Who can benefit from a Neuro Biomechanical Assessment?

Biomechanical changes in walking commonly occur as a result of a number of neurological conditions which alter the way in which the way body functions. Our Orthotists at our biomechanics and orthotics clinic in Hamilton, near Glasgow in Scotland have specialist knowledge in the management of these conditions, and can provide assessment and knowledge on how orthotics can assist with:

Various neurological conditions can have a dramatic effect on how the nervous system effects normal biomechanics.

The reason for this is that the signals from the brain are either interrupted or are altered in some way, which in turn has an effect on muscle control during movement or walking.

The altered biomechanics can have an effect on gait and leaves some people struggling to walk safely or efficiently. A neurological biomechanical assessment, looks specifically at this area and how to restore a biomechanical pattern which is safer and more efficient.

What happens at a neuro biomechanical assessment

Much of the general biomechanical assessment, detailed below, is relevant within assessing patients with neurological conditions. The big differences are related to changes in muscle tone that take place with many of these conditions. Increased tone (spasticity) or flaccid paralysis often causes problems with movement and an understanding of this is required to understand the primary reason for any altered biomechanics.

Defining the Problem

The most important part of the biomechanical assessment is listening to the patient to understand the problem. It is vital that we understand the issue you have come to see us about from your persective. 

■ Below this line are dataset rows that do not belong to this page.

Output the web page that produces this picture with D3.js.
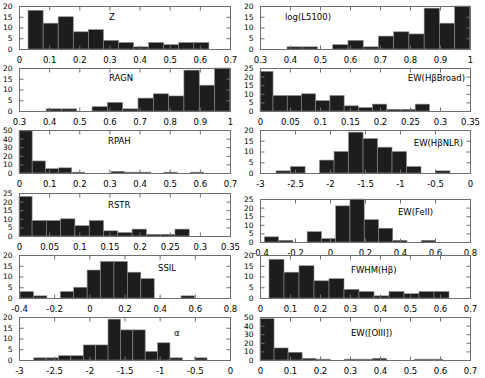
<!DOCTYPE html>
<html>
<head>
<meta charset="utf-8">
<script src="https://cdn.jsdelivr.net/npm/d3@7"></script>
<style>
  body { margin: 0; background: #fff; }
  text { font-family: "DejaVu Sans", sans-serif; fill: #000; }
</style>
</head>
<body>
<script>
// histogram counts
var countsZ      = [18, 12, 15, 8, 9, 4, 3, 1, 3, 2, 3, 3];
var countsL5100  = [1, 1, 0, 2, 4, 1, 6, 8, 7, 19, 12, 20];
var countsRAGN   = [1, 1, 0, 2, 4, 1, 6, 8, 7, 19, 12, 20];
var countsHbBr   = [23, 9, 9, 10, 6, 9, 3, 2, 4, 1, 1, 4];
var countsRPAH   = [49, 14, 5, 6, 1, 0, 0, 2, 1, 1, 0, 1, 0, 1];
var countsHbNLR  = [1, 3, 0, 6, 10, 19, 16, 12, 10, 3, 0, 1];
var countsRSTR   = [23, 9, 9, 10, 6, 9, 3, 2, 4, 1, 1, 4];
var countsFeII   = [3, 1, 0, 6, 2, 21, 25, 13, 8, 1, 0, 1];
var countsSSIL   = [3, 1, 0, 3, 5, 13, 17, 17, 12, 9, 0, 0, 1];
var countsFWHM   = [18, 12, 15, 8, 9, 4, 3, 1, 3, 2, 3, 3];
var countsAlpha  = [1, 1, 2, 2, 7, 7, 19, 14, 14, 4, 8, 1, 0, 1];
var countsOIII   = [48, 14, 9, 2, 1, 0, 1, 1, 2, 0, 0, 1, 1];

var labels   = ["Z", "log(L5100)", "RAGN", "EW(H\u03b2Broad)", "RPAH", "EW(H\u03b2NLR)",
                "RSTR", "EW(FeII)", "SSIL", "FWHM(H\u03b2)", "\u03b1", "EW([OIII])"];
var binStart = [0.03, 0.39, 0.39, -0.002, 0, -2.77, -0.002, -0.375, -0.394, 0.03, -2.79, 0];
var binWidth = [0.05, 0.0508, 0.0508, 0.0237, 0.0437, 0.207, 0.0237, 0.0815, 0.0763, 0.05, 0.176, 0.0468];
var xDomains = [[0, 0.7], [0.3, 1], [0.3, 1], [0, 0.35], [0, 0.7], [-3, 0],
                [0, 0.35], [-0.4, 0.8], [-0.4, 0.8], [0, 0.7], [-3, 0], [0, 0.7]];
var xSteps   = [0.1, 0.1, 0.1, 0.05, 0.1, 0.5, 0.05, 0.2, 0.2, 0.1, 0.5, 0.1];
var yMax     = [20, 20, 20, 25, 50, 20, 25, 25, 20, 20, 20, 50];
var ySteps   = [5, 5, 5, 5, 10, 5, 5, 5, 5, 5, 5, 10];

var allCounts = [countsZ, countsL5100, countsRAGN, countsHbBr, countsRPAH, countsHbNLR,
                 countsRSTR, countsFeII, countsSSIL, countsFWHM, countsAlpha, countsOIII];

// layout
var W = 485, H = 378;
var colX = [[19, 230], [260, 470]];
var rowY = [[6, 49], [68, 111], [130, 173], [193, 236], [255, 298], [317, 360]];
var rowYRight4 = [199, 242];
// label anchor inside each panel (x, y, anchor)
var labelPos = [[109, 20, "start"], [285, 20, "start"], [109, 81, "start"], [465, 81, "end"],
                [108, 144, "start"], [463, 146, "end"], [108, 208, "start"], [398, 215, "start"],
                [158, 271, "start"], [351, 273, "start"], [174, 336, "start"], [351, 336, "start"]];

var svg = d3.select("body").append("svg")
    .attr("width", W)
    .attr("height", H);

var fmt = function(d) { return String(+d.toFixed(3)); };

labels.forEach(function(lab, i) {
    var col = i % 2, row = Math.floor(i / 2);
    var xr = colX[col];
    var yr = (col == 1 && row == 3) ? rowYRight4 : rowY[row];

    var x = d3.scaleLinear().domain(xDomains[i]).range(xr);
    var y = d3.scaleLinear().domain([0, yMax[i]]).range([yr[1], yr[0]]);

    var bins = allCounts[i].map(function(c, k) {
        var lo = binStart[i] + k * binWidth[i];
        return { x0: Math.max(lo, xDomains[i][0]), x1: Math.min(lo + binWidth[i], xDomains[i][1]), n: c };
    });

    var g = svg.append("g");

    g.selectAll("rect.bar")
        .data(bins.filter(function(b) { return b.n > 0; }))
        .enter()
        .append("rect")
        .attr("class", "bar")
        .attr("x", function(d) { return x(d.x0); })
        .attr("y", function(d) { return y(d.n); })
        .attr("width", function(d) { return x(d.x1) - x(d.x0); })
        .attr("height", function(d) { return y(0) - y(d.n); })
        .attr("fill", "#1f1c1c")
        .attr("stroke", "#8a8a8a")
        .attr("stroke-width", 0.6);

    // frame
    g.append("rect")
        .attr("x", xr[0] + 0.5).attr("y", yr[0] + 0.5)
        .attr("width", xr[1] - xr[0]).attr("height", yr[1] - yr[0])
        .attr("fill", "none")
        .attr("stroke", "#6e6e6e")
        .attr("stroke-width", 1);

    var xt = d3.range(xDomains[i][0], xDomains[i][1] + xSteps[i] / 2, xSteps[i]);
    var yt = d3.range(0, yMax[i] + ySteps[i] / 2, ySteps[i]);

    var axB = d3.axisBottom(x).tickValues(xt).tickFormat(fmt).tickSize(-4).tickPadding(7);
    var axT = d3.axisTop(x).tickValues(xt).tickFormat("").tickSize(-4);
    var axL = d3.axisLeft(y).tickValues(yt).tickFormat(fmt).tickSize(-4).tickPadding(7);
    var axR = d3.axisRight(y).tickValues(yt).tickFormat("").tickSize(-4);

    [[axB, "translate(0," + (yr[1] + 0.5) + ")", 8.5],
     [axT, "translate(0," + (yr[0] + 0.5) + ")", 8.5],
     [axL, "translate(" + (xr[0] + 0.5) + ",0)", 7.5],
     [axR, "translate(" + (xr[1] + 0.5) + ",0)", 7.5]].forEach(function(a) {
        var ag = g.append("g").attr("transform", a[1]).call(a[0]);
        ag.select(".domain").remove();
        ag.selectAll("line").attr("stroke", "#6e6e6e");
        ag.selectAll("text").attr("font-size", a[2]).attr("font-family", "DejaVu Sans");
    });

    g.append("text")
        .attr("x", labelPos[i][0])
        .attr("y", labelPos[i][1])
        .attr("text-anchor", labelPos[i][2])
        .attr("font-size", 8.5)
        .text(lab);
});
</script>
</body>
</html>
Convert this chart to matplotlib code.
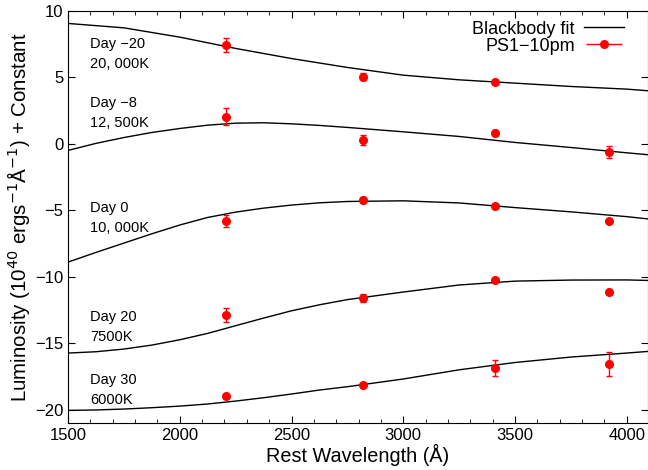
import matplotlib
matplotlib.use("Agg")
import matplotlib.pyplot as plt
import matplotlib.ticker as mticker
import numpy as np
from matplotlib.legend_handler import HandlerErrorbar

plt.rcParams["font.family"] = ["Liberation Sans", "DejaVu Sans"]

# ── data ────────────────────────────────────────────────────────────────────
wl = [2205, 2820, 3410, 3920]

lum_m20 = [7.44, 5.04, 4.68, np.nan]
err_m20 = [0.55, 0.28, 0.15, np.nan]
lum_m8 = [2.05, 0.30, 0.83, -0.60]
err_m8 = [0.65, 0.36, 0.20, 0.45]
lum_0 = [-5.79, -4.23, -4.71, -5.84]
err_0 = [0.45, 0.20, 0.15, 0.15]
lum_20 = [-12.88, -11.63, -10.23, -11.15]
err_20 = [0.53, 0.30, 0.15, 0.15]
lum_30 = [-19.00, -18.12, -16.86, -16.56]
err_30 = [0.15, 0.15, 0.62, 0.92]

# blackbody fit curves
wl_coarse = [1500, 1750, 2000, 2250, 2500, 2750, 3000, 3250, 3500, 3750, 4000, 4100]
wl_fine = [1500, 1625, 1750, 1875, 2000, 2125, 2250, 2375, 2500, 2625, 2750,
           3000, 3250, 3500, 3750, 4000, 4100]

fit_m20 = [9.05, 8.72, 8.02, 7.17, 6.41, 5.74, 5.16, 4.81, 4.56, 4.31, 4.11, 3.98]
fit_m8 = [-0.50, 0.03, 0.47, 0.85, 1.15, 1.40, 1.55, 1.58, 1.50, 1.38, 1.23,
          0.90, 0.55, 0.10, -0.28, -0.68, -0.83]
fit_0 = [-8.90, -8.17, -7.47, -6.77, -6.11, -5.54, -5.14, -4.84, -4.61, -4.44, -4.34,
         -4.29, -4.45, -4.80, -5.12, -5.48, -5.66]
fit_20 = [-15.74, -15.64, -15.44, -15.14, -14.74, -14.26, -13.68, -13.11, -12.56, -12.11, -11.72,
          -11.15, -10.62, -10.33, -10.25, -10.24, -10.28]
fit_30 = [-20.05, -20.02, -19.95, -19.85, -19.73, -19.57, -19.35, -19.10, -18.82, -18.52, -18.27,
          -17.69, -17.00, -16.45, -16.04, -15.74, -15.61]

labels_day = ["Day \u221220", "Day \u22128", "Day 0", "Day 20", "Day 30"]
labels_temp = ["20, 000K", "12, 500K", "10, 000K", "7500K", "6000K"]
label_y = [7.5, 3.1, -4.8, -13.0, -17.8]

# ── plot ────────────────────────────────────────────────────────────────────
fig = plt.figure(figsize=(6.48, 4.70), dpi=100)
ax = fig.add_axes([0.105, 0.1, 0.895, 0.877])

fits = [(wl_coarse, fit_m20), (wl_fine, fit_m8), (wl_fine, fit_0),
        (wl_fine, fit_20), (wl_fine, fit_30)]
lums = [lum_m20, lum_m8, lum_0, lum_20, lum_30]
errs = [err_m20, err_m8, err_0, err_20, err_30]

for i, ((fx, fy), l, e) in enumerate(zip(fits, lums, errs)):
    ax.plot(fx, fy, color="black", lw=1.0,
            label="Blackbody fit" if i == 0 else "_nolegend_")
    ax.errorbar(wl, l, yerr=e, fmt="o", color="red", ms=5.5, elinewidth=1.0,
                capsize=2.5, capthick=1.0, label="_nolegend_", zorder=3)

for day, temp, y in zip(labels_day, labels_temp, label_y):
    ax.text(1600, y, day, fontsize=10.5, va="center", ha="left")
    ax.text(1600, y - 1.5, temp, fontsize=10.5, va="center", ha="left")

# legend proxy: horizontal error bar like gnuplot's key
proxy = ax.errorbar([], [], xerr=[], fmt="o", color="red", ms=5.5, elinewidth=1.0,
                    capsize=2.5, capthick=1.0, label="PS1\u221210pm")

ax.set_xlim(1500, 4095)
ax.set_ylim(-21, 10)
ax.xaxis.set_major_locator(mticker.MultipleLocator(500))
ax.xaxis.set_minor_locator(mticker.MultipleLocator(100))
ax.yaxis.set_major_locator(mticker.MultipleLocator(5))
ax.tick_params(which="both", direction="in", top=True, right=True, labelsize=12)
ax.tick_params(which="major", length=5)
ax.tick_params(which="minor", length=3)
ax.yaxis.set_major_formatter(mticker.FuncFormatter(lambda v, p: f"{v:.0f}".replace("-", "\u2212")))

ax.set_xlabel("Rest Wavelength (\u00c5)", fontsize=14.3, labelpad=1)
ax.set_ylabel("Luminosity (10$^{40}$ ergs$^{\u22121}$\u00c5$^{\u22121}$) + Constant",
              fontsize=14.8, labelpad=1)

ax.legend(loc="upper right", bbox_to_anchor=(0.975, 1.0), frameon=False,
          markerfirst=False, fontsize=13, handlelength=2.2, handletextpad=0.5,
          labelspacing=0.0, borderaxespad=0.35, borderpad=0.2,
          handler_map={type(proxy): HandlerErrorbar(xerr_size=1.0)})

fig.savefig("out.png", dpi=100)
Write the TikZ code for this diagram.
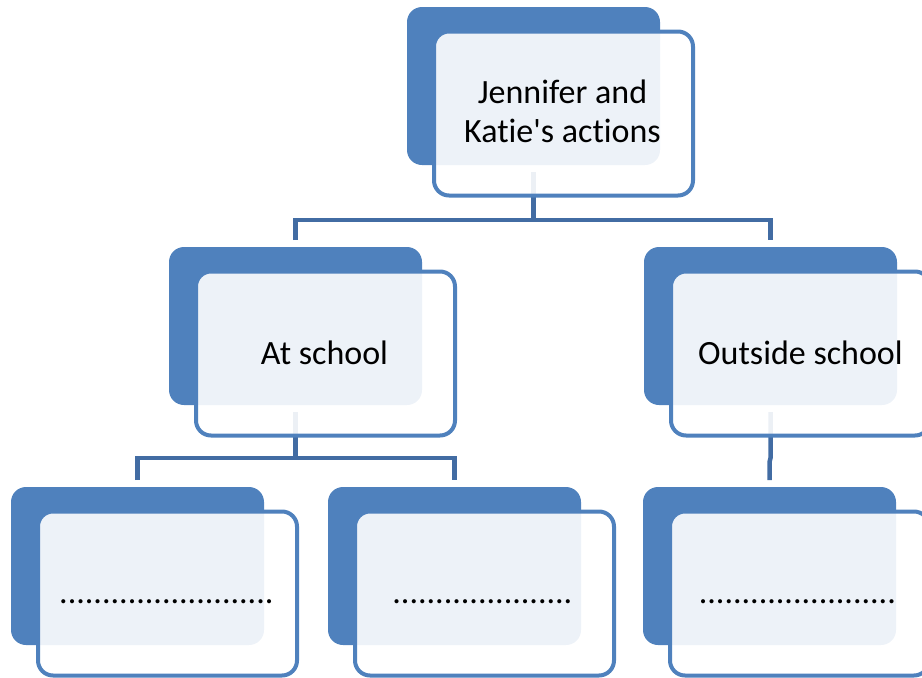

Often other clincians are keen to give patients their view of the problem when really they are not the person living with it. Instead we need to hear it from your side to understand how your problem impacts on you.

We take a history of the current and previous issues you may have as well as a full medical history to inform what may be important factors to consider before starting our assessment. Equally, we need to understand what the patient is expecting from us.

Static Alignment & Range of Motion

Once we have have taken a history we assess your body alignment including, your feet/ankles. legs, knees, hips, spine and shoulders usually standing to check for any alignment issues. We then also assess the alignment and movement of your joints when moved (passive and active movement) to check against normal limits.

Any signs of potential alignment issues, muscle weakness or imbalances are recorded and discussed with you as the assessment takes place.

Sometimes it easier if you bring shorts or leggings, however it is not always necessary dependant on where your issues are

Dynamic Alignment & Video Gait Analysis

Sometimes the problem you have with the way you walk (your gait) is not always obvious to the human eye. This is why after the assessment of your alignment we look to see what happens when you move. 

This in essence a way of confirming our findings from the static aligment and range of movement assesment. your gait is analysed using  video gait analysis equipment to allow us to look in more detail at exactly what happens when you walk or run. 

Often with biomechanical issues you will see compensatory movements or "trick" movements that your body adopts (without you being aware of it) to try to overcome your underlying problem. Video gait analysis as part of the assessment helps identify these.

Patient Feedback, Diagnosis & Prescription

The final part of the process is feeding back the findings of the biomechanical assessment through slow motion video gait analysis and the assessment findings.

A full and honest view of the possible treatment we can offer you, or alternatively we will advise on the possibility of us referring you to other members of our team for treatment.

For any orthotics/insoles that we may prescribe we make these on site and discuss your options as to how these may may be made to best fit your needs.